### WHAT TO PRODUCE
Quote every line of the data below as it stands, omitting pictures.

- - - - -

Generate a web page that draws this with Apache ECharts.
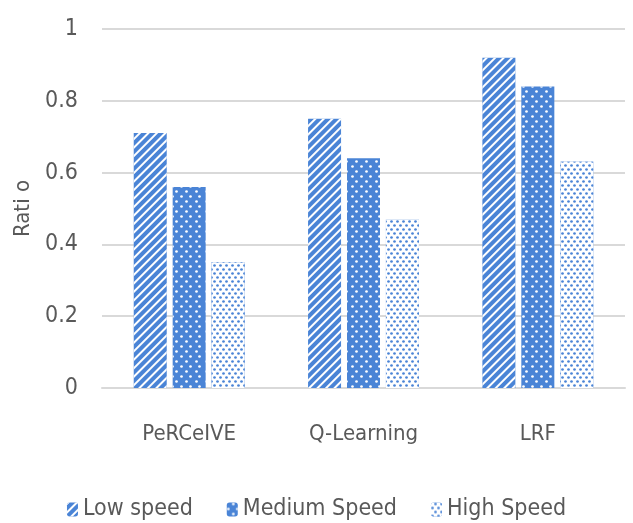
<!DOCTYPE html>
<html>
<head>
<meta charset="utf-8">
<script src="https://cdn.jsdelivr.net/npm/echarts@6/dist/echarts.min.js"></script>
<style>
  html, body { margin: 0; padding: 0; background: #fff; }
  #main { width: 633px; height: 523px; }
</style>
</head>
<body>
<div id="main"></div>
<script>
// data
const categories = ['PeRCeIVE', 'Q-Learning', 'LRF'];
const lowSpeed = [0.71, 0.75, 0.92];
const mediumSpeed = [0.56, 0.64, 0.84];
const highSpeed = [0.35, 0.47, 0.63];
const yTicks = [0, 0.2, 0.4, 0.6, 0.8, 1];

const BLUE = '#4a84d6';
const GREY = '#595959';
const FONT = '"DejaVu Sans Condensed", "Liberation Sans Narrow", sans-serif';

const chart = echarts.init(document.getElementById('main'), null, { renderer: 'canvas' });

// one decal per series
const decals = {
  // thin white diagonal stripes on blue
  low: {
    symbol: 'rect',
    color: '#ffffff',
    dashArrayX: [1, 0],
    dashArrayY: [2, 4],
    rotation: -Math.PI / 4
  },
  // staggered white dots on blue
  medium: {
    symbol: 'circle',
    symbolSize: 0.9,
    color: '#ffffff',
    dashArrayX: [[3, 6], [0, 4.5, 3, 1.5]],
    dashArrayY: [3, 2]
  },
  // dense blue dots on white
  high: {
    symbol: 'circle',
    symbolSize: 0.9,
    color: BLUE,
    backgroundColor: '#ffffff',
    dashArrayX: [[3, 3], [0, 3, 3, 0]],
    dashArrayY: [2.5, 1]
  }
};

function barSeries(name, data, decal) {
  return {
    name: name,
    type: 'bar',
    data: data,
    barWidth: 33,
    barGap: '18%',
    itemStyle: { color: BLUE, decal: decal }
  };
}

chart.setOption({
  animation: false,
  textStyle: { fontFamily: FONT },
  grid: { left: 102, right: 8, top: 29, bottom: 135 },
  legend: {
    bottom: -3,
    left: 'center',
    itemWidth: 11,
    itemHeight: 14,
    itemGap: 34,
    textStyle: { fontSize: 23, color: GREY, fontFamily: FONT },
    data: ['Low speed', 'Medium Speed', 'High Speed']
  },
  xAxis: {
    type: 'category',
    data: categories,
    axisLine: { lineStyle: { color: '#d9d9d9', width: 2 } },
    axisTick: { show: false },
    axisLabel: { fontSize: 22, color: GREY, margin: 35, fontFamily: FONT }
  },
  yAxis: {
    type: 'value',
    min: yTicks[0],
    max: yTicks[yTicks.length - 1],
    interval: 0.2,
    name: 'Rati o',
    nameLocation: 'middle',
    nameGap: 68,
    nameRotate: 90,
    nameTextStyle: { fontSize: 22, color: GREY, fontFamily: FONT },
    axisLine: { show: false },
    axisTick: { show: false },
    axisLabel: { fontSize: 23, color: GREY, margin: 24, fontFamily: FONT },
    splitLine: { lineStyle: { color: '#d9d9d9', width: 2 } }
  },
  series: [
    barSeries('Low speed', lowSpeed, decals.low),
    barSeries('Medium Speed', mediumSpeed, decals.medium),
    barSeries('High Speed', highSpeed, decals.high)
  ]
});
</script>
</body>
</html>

- - - - -

### THE COMPLETED TASK
Generate a web page that draws this with Apache ECharts.
<!DOCTYPE html>
<html>
<head>
<meta charset="utf-8">
<script src="https://cdn.jsdelivr.net/npm/echarts@6/dist/echarts.min.js"></script>
<style>
  html, body { margin: 0; padding: 0; background: #fff; }
  #main { width: 633px; height: 523px; }
</style>
</head>
<body>
<div id="main"></div>
<script>
// data
const categories = ['PeRCeIVE', 'Q-Learning', 'LRF'];
const lowSpeed = [0.71, 0.75, 0.92];
const mediumSpeed = [0.56, 0.64, 0.84];
const highSpeed = [0.35, 0.47, 0.63];
const yTicks = [0, 0.2, 0.4, 0.6, 0.8, 1];

const BLUE = '#4a84d6';
const GREY = '#595959';
const FONT = '"DejaVu Sans Condensed", "Liberation Sans Narrow", sans-serif';

const chart = echarts.init(document.getElementById('main'), null, { renderer: 'canvas' });

// one decal per series
const decals = {
  // thin white diagonal stripes on blue
  low: {
    symbol: 'rect',
    color: '#ffffff',
    dashArrayX: [1, 0],
    dashArrayY: [2, 4],
    rotation: -Math.PI / 4
  },
  // staggered white dots on blue
  medium: {
    symbol: 'circle',
    symbolSize: 0.9,
    color: '#ffffff',
    dashArrayX: [[3, 6], [0, 4.5, 3, 1.5]],
    dashArrayY: [3, 2]
  },
  // dense blue dots on white
  high: {
    symbol: 'circle',
    symbolSize: 0.9,
    color: BLUE,
    backgroundColor: '#ffffff',
    dashArrayX: [[3, 3], [0, 3, 3, 0]],
    dashArrayY: [2.5, 1]
  }
};

function barSeries(name, data, decal) {
  return {
    name: name,
    type: 'bar',
    data: data,
    barWidth: 33,
    barGap: '18%',
    itemStyle: { color: BLUE, decal: decal }
  };
}

chart.setOption({
  animation: false,
  textStyle: { fontFamily: FONT },
  grid: { left: 102, right: 8, top: 29, bottom: 135 },
  legend: {
    bottom: -3,
    left: 'center',
    itemWidth: 11,
    itemHeight: 14,
    itemGap: 34,
    textStyle: { fontSize: 23, color: GREY, fontFamily: FONT },
    data: ['Low speed', 'Medium Speed', 'High Speed']
  },
  xAxis: {
    type: 'category',
    data: categories,
    axisLine: { lineStyle: { color: '#d9d9d9', width: 2 } },
    axisTick: { show: false },
    axisLabel: { fontSize: 22, color: GREY, margin: 35, fontFamily: FONT }
  },
  yAxis: {
    type: 'value',
    min: yTicks[0],
    max: yTicks[yTicks.length - 1],
    interval: 0.2,
    name: 'Rati o',
    nameLocation: 'middle',
    nameGap: 68,
    nameRotate: 90,
    nameTextStyle: { fontSize: 22, color: GREY, fontFamily: FONT },
    axisLine: { show: false },
    axisTick: { show: false },
    axisLabel: { fontSize: 23, color: GREY, margin: 24, fontFamily: FONT },
    splitLine: { lineStyle: { color: '#d9d9d9', width: 2 } }
  },
  series: [
    barSeries('Low speed', lowSpeed, decals.low),
    barSeries('Medium Speed', mediumSpeed, decals.medium),
    barSeries('High Speed', highSpeed, decals.high)
  ]
});
</script>
</body>
</html>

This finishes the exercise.